Stored items:

..........

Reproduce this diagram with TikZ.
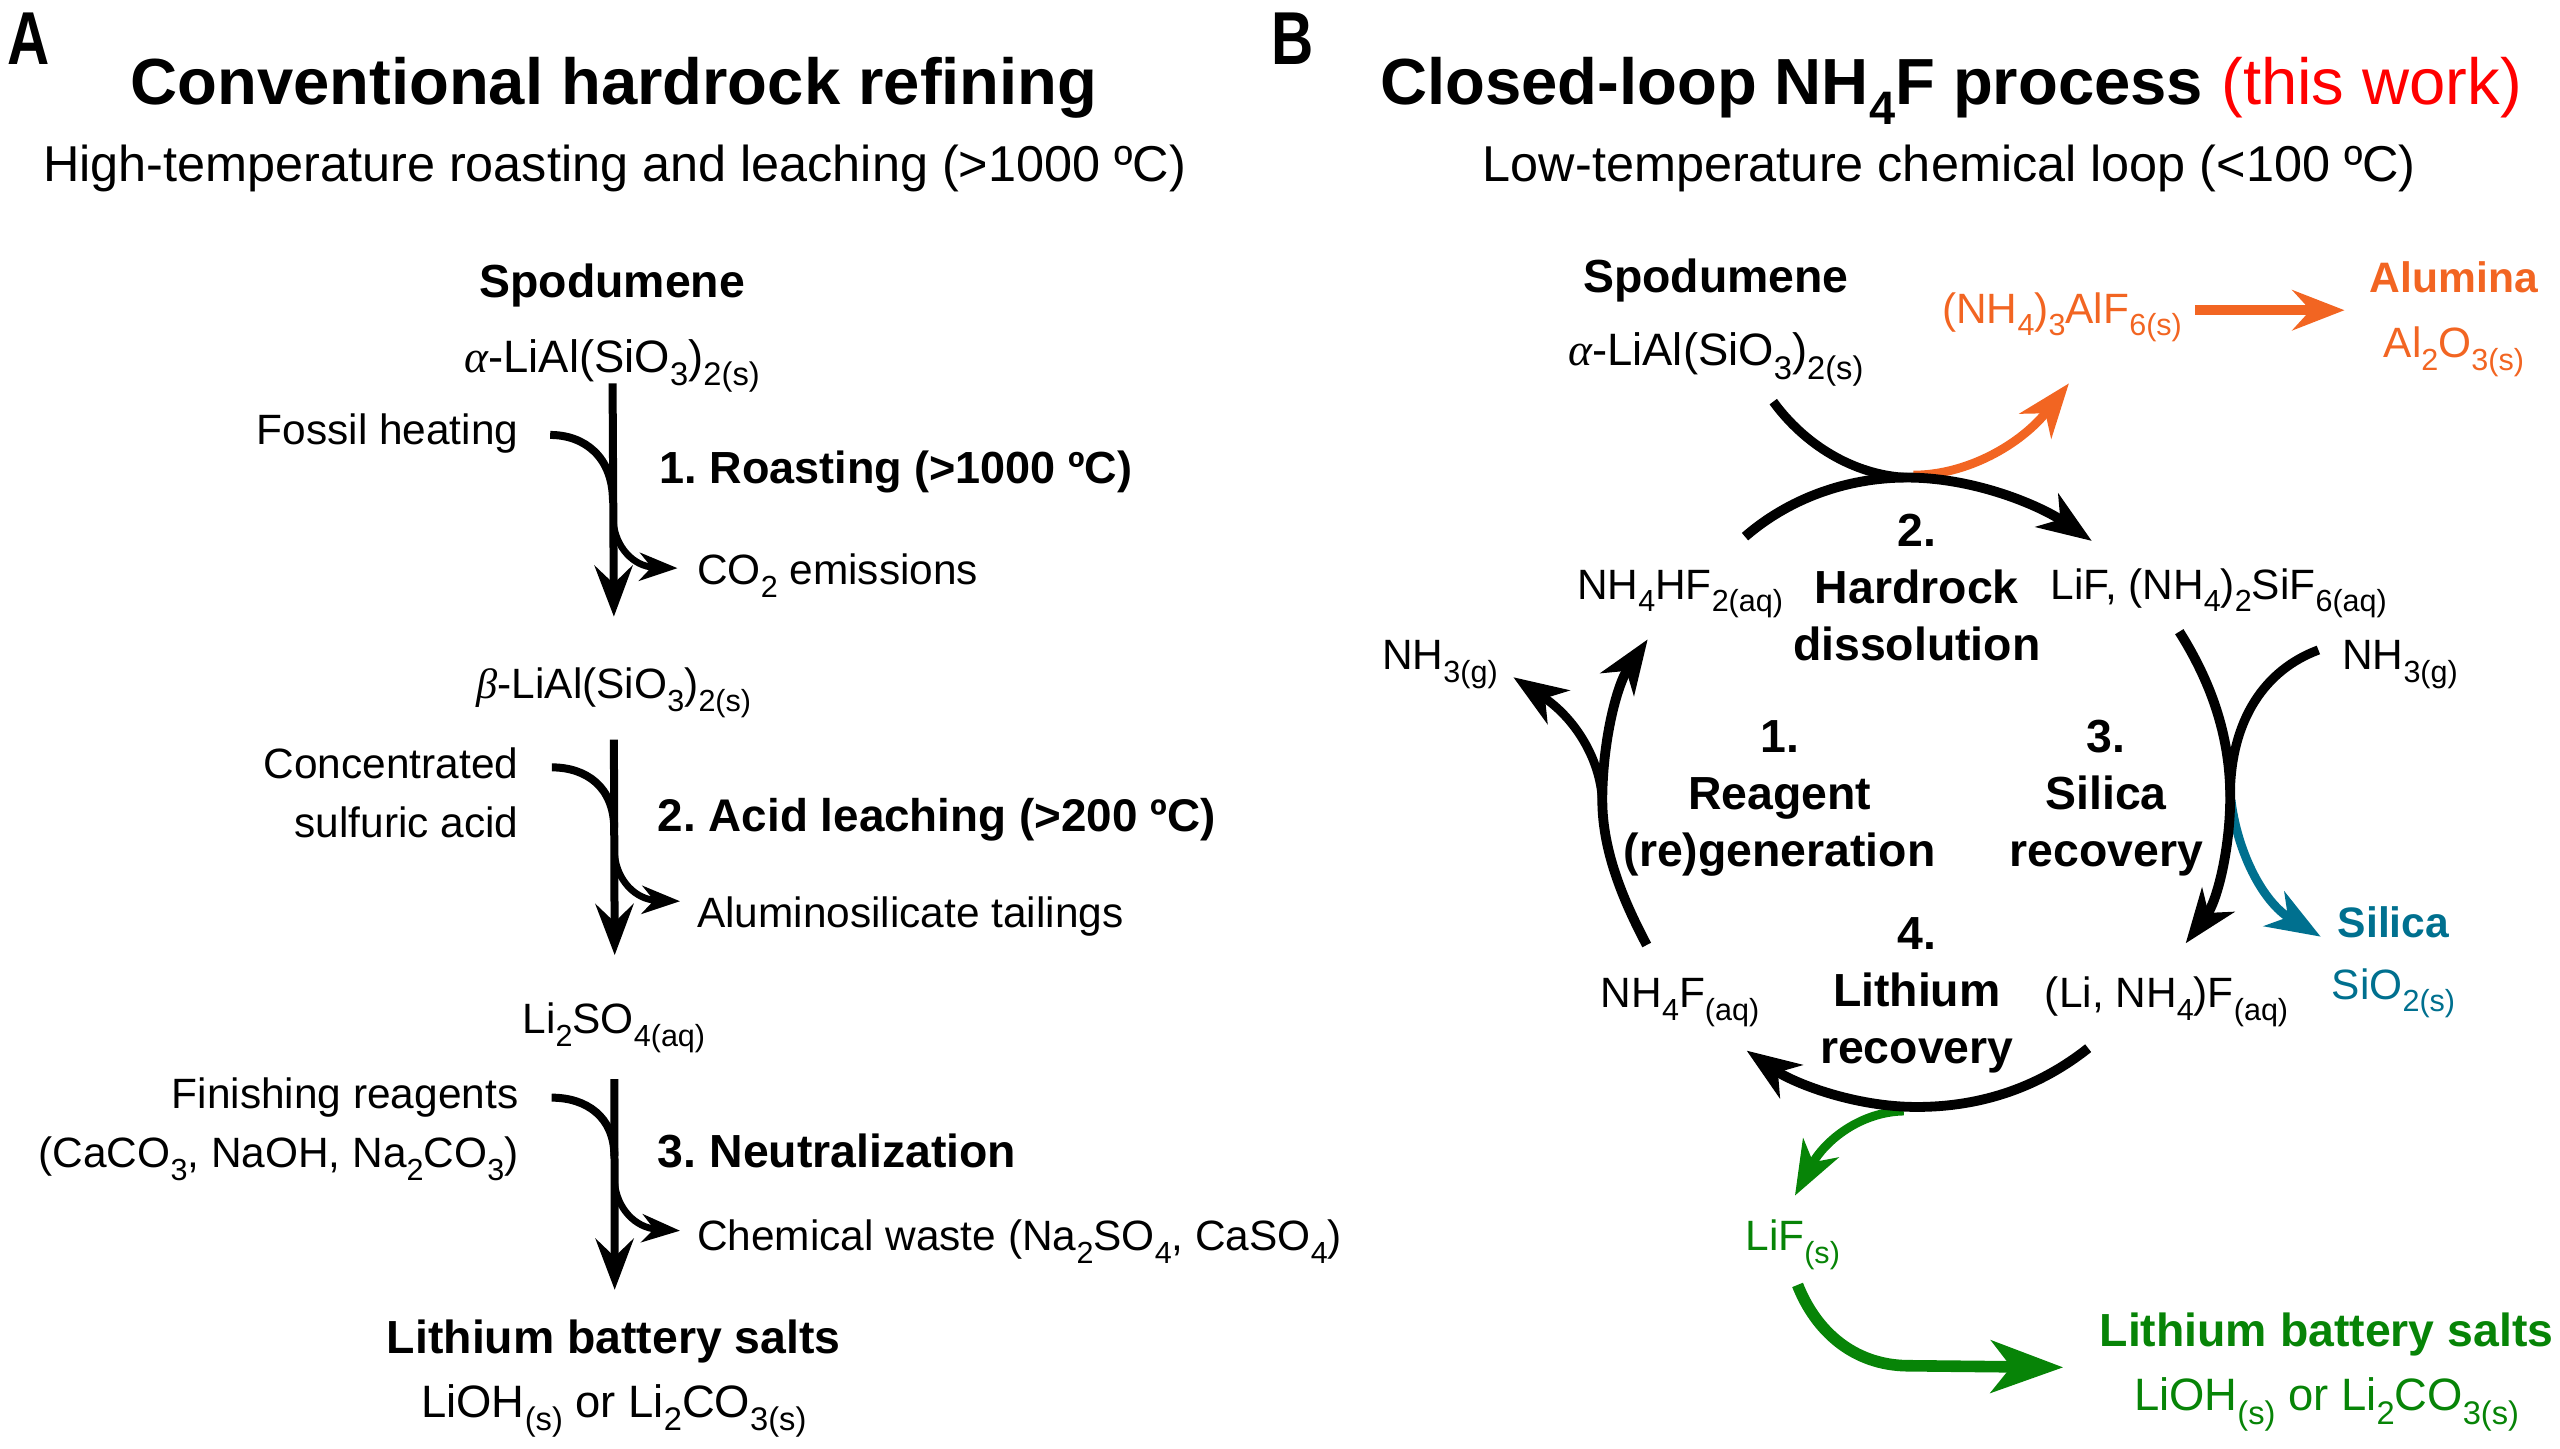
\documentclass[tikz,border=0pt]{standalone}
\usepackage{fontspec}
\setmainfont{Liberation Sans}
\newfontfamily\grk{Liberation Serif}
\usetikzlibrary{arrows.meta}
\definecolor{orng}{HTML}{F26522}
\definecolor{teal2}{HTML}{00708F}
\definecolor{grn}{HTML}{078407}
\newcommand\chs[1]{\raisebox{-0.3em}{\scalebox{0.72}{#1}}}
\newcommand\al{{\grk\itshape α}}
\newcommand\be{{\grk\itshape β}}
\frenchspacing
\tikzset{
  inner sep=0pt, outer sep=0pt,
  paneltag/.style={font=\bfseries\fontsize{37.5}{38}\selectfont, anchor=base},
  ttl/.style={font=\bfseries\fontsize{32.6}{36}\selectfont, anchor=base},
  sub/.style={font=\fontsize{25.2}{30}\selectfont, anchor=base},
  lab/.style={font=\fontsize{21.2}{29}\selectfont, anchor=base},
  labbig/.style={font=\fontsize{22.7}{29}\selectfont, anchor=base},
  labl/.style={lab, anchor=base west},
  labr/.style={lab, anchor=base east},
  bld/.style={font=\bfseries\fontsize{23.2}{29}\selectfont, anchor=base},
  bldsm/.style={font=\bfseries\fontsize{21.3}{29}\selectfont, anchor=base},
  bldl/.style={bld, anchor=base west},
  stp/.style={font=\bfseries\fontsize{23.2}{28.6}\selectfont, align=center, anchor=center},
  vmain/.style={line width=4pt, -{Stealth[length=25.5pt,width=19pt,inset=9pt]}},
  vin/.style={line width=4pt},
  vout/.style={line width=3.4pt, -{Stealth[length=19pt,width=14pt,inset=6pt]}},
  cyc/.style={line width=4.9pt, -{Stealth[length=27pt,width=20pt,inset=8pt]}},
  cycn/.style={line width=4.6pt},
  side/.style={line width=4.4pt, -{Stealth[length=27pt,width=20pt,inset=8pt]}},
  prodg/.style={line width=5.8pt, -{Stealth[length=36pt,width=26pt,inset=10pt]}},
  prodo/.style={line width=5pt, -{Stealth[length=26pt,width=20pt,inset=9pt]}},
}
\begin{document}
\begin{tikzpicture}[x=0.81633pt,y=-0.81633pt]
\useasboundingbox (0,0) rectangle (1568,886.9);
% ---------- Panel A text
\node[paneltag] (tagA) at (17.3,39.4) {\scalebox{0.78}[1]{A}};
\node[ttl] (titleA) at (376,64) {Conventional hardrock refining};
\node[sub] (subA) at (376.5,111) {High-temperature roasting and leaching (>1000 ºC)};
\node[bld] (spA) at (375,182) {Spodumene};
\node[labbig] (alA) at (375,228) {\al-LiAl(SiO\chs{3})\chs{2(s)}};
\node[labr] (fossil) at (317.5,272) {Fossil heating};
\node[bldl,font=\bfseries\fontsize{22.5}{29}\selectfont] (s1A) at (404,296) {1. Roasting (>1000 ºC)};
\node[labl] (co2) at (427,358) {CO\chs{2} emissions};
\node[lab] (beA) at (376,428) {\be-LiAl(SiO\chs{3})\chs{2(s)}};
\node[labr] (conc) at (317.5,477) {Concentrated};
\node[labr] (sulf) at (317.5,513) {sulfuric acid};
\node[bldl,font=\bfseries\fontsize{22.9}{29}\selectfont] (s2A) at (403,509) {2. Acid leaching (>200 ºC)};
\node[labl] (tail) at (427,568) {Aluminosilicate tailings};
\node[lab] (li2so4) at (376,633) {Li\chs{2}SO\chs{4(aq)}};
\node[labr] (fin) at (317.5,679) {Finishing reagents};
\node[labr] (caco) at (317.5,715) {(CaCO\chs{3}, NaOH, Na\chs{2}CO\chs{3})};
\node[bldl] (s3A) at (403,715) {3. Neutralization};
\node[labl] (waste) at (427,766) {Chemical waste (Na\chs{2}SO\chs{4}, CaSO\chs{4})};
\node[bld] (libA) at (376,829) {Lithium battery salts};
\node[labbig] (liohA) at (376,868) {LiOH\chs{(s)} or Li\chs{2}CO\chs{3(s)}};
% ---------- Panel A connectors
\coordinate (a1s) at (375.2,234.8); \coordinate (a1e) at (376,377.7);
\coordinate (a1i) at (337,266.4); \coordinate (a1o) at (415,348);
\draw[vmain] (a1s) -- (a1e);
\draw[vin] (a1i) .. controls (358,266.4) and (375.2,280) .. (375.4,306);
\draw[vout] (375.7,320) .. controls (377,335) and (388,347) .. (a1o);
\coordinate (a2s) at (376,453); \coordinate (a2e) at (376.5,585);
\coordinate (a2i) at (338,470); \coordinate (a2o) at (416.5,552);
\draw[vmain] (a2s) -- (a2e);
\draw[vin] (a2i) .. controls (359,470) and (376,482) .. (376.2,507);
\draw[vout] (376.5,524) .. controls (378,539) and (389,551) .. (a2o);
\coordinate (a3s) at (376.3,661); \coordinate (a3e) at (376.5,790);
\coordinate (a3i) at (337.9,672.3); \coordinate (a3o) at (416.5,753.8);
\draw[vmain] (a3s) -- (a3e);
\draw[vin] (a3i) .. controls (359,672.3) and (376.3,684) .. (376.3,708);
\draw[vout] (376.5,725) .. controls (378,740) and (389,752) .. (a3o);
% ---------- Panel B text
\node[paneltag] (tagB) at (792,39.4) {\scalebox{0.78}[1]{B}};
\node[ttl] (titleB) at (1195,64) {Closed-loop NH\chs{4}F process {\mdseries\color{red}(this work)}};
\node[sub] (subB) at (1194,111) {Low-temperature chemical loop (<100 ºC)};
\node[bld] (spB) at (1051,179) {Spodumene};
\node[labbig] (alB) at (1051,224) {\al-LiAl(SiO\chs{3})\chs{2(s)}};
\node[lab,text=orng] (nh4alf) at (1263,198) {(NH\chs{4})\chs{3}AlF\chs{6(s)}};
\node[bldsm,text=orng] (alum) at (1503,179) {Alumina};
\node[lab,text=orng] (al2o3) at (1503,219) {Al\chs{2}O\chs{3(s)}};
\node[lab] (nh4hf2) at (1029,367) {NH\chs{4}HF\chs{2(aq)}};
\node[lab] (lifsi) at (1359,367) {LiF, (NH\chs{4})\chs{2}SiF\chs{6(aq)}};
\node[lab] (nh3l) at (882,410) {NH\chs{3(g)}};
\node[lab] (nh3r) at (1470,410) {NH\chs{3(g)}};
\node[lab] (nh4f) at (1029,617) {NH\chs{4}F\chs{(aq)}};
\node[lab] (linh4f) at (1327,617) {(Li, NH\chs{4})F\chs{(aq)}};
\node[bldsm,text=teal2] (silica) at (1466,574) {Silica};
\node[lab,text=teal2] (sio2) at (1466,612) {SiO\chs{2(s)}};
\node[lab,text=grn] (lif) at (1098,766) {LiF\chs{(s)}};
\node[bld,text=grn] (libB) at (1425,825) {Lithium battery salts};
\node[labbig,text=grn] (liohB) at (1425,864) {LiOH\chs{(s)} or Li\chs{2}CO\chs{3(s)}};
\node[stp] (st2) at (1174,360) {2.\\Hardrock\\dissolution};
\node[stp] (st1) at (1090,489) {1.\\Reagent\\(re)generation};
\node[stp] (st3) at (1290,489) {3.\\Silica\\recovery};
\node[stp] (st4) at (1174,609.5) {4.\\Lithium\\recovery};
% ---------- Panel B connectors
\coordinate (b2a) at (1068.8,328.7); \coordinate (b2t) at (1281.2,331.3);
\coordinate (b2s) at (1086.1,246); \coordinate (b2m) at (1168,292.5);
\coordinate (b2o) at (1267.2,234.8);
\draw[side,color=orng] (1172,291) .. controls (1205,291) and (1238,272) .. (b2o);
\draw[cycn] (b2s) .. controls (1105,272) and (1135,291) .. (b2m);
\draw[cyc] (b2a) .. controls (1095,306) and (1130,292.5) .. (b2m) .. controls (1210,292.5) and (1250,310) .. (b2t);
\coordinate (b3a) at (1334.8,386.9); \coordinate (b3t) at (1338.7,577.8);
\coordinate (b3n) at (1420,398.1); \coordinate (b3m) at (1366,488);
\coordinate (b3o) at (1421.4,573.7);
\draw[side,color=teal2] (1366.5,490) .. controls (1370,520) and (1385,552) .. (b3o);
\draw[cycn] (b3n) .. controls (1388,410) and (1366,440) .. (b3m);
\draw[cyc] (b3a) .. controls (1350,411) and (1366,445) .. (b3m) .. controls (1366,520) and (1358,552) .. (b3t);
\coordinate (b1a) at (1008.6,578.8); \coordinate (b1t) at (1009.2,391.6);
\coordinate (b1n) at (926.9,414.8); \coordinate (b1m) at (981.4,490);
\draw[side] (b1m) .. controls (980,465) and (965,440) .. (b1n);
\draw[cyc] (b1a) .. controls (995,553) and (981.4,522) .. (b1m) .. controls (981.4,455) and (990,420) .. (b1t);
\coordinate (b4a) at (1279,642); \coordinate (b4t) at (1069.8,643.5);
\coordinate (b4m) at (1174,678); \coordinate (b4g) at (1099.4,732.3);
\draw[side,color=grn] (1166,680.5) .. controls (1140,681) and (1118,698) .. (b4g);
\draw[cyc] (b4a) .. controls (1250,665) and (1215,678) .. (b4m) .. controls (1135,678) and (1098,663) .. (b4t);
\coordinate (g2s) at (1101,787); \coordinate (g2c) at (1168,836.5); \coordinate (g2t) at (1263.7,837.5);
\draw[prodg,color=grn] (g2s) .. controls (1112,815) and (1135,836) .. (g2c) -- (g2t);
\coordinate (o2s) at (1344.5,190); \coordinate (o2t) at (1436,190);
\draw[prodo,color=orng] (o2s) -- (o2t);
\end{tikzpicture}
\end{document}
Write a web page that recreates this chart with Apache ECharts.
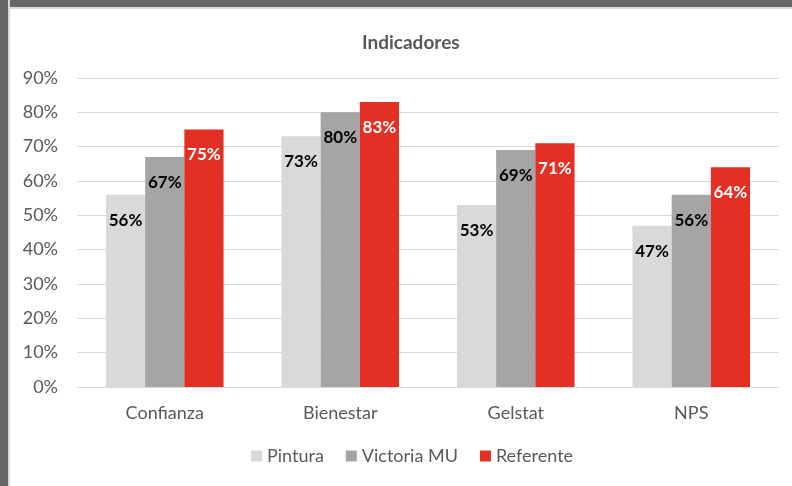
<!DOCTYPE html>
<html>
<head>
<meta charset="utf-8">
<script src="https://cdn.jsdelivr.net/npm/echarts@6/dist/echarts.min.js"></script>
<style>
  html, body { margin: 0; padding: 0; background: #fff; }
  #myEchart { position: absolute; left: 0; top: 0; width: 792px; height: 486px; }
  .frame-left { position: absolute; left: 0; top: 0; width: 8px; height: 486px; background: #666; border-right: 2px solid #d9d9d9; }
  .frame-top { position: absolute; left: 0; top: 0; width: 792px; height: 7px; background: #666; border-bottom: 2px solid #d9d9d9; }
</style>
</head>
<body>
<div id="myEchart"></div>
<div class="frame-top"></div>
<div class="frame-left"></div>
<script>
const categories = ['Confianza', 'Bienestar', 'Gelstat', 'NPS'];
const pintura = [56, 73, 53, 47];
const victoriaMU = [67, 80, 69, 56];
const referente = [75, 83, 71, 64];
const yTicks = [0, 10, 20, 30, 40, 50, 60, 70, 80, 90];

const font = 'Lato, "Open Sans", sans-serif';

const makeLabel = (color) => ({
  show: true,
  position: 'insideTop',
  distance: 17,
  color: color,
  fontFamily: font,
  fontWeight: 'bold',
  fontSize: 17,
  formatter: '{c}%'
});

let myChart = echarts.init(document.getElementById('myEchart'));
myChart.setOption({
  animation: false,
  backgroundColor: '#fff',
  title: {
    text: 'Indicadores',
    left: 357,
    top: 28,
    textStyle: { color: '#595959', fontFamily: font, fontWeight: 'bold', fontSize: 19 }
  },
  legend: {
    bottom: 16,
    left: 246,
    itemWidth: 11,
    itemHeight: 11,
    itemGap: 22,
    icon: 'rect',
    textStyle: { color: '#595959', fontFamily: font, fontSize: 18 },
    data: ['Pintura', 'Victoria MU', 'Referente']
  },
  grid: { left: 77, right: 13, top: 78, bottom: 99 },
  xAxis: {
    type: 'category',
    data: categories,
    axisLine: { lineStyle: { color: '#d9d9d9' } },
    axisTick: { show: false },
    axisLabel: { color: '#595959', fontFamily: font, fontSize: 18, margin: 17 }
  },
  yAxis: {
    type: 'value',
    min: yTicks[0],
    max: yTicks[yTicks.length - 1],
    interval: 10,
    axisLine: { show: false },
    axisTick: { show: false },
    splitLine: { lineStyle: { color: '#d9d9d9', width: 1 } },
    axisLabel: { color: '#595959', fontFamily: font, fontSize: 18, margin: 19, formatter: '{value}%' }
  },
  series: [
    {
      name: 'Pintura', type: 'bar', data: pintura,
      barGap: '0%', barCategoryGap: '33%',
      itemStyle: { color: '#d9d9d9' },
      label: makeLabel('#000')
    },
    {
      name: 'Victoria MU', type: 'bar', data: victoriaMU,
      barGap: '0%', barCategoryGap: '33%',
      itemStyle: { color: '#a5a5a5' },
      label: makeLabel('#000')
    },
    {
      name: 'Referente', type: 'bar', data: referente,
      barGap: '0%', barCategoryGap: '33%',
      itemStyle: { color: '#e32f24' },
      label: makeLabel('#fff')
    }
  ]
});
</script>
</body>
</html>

..........

| Stated problem |
Work out how many lines in the records above contain the word "this", and reply with that number alone.

| Reply |
3